小学生の頃の記憶で、かなり恐怖感が残っているトイレがある。

それは友達の家のトイレだ。

友達の家は、ちょっと隠れ家チックな場所にあった。

道路から入って、用水と名の付く小さな川沿いの細い砂利道を進んでいくと、やがてその道が右にカーブして、その先に家があった。
まっすぐ進んでいるときは、家が見えない。
そして、見えたと思ったら、隣接する家の無い平屋建てだった。

家の周囲は空いていて、ボール遊びなども余裕でできた。

友達の家は、クリーニング屋さんで、構造も普通の家とは違っていたが、すごく大きいというわけでもなかった。

クリーニング屋さんといっても、そこに直接お客さんが来るのではなく、クリーニングの作業場が自宅に併設されていた感じだった。

その友達の家で遊んだ時、トイレをお借りした。

ぼっとん、だ。

トイレの場所を教えられ、行って見ると、とっかかりも、今までにないパターンだった。
トイレのドアまで、広めの階段が数段あり、平屋建てだったが、トイレは中二階的位置にあった。

で、そのトイレが、すごかった。

なにがって、トイレの便器の下に広がる空間の深さと広さだ。

あまりのことに、心底、ビビった。


トイレアレコレ・1で、絵にもしたが、自宅のトイレは、便器の穴の部分が、そのまま下に掘り下げられていた。
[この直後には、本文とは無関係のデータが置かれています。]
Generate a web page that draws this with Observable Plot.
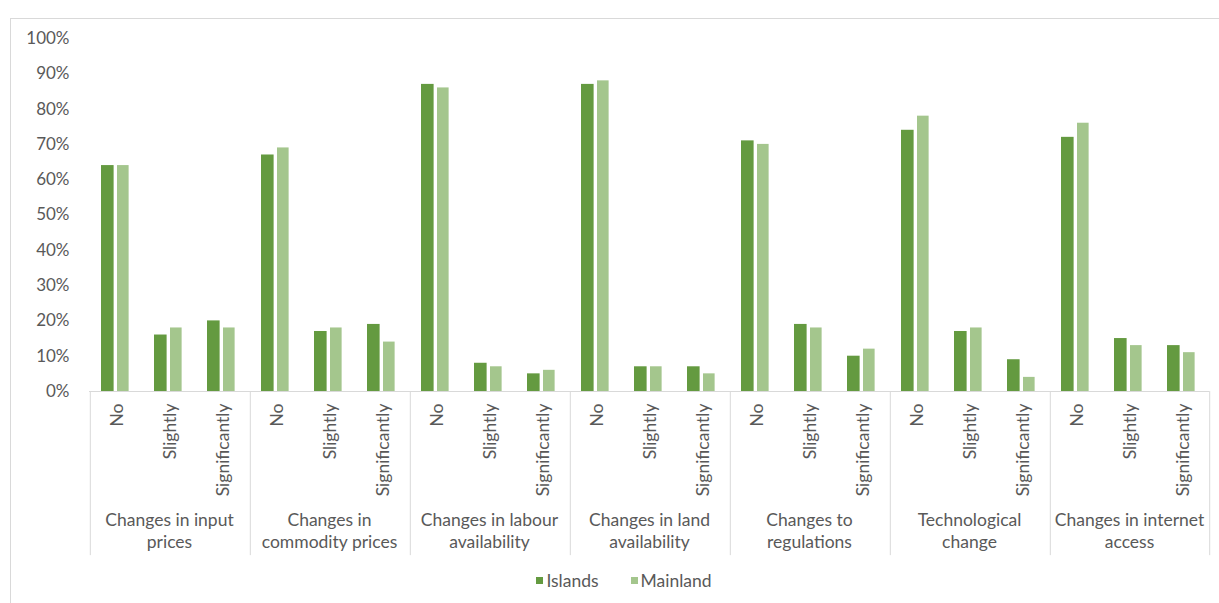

(今思えば、汲み取りのマンホールに繋がる横穴があったと思うが、自分で見える部分は基本、円筒形だった)



しかし、そのトイレは、便器の穴から見えるのは2~3mはあろうかという深い底だけで、横の壁が見えない。

しかも、トイレの構造自体は、自宅同様、一段上がって便器、だったが、床が木製で、歩くと響くし、「したもの」をためる大空間の上に板で足場を作って、穴を空けた、みたいな感じの頼りなさ。

不安を倍増させたのが、その下の空間が、どこからか光が入る構造らしく、薄明るいのだ。
だからその高さや広さ、「したもの」の様子も、鮮明ではないものの、見える。

万が一この穴から落ちたら死ぬかも、しかもキタナい・・と恐怖に震えつつ、何とか用を足した。


恐怖のトイレ


随分と昔ゆえ、詳細はあいまいなものの、奈落の底を下にして怯えた感覚は今も確かだ。

とはいえ、数十年前、しかも、小学校3..4年のスケール感である。

大人になった今では、へっちゃらだろうが、過去に戻って今の感覚で、もう一度あのトイレを体験したいとも思うのだ。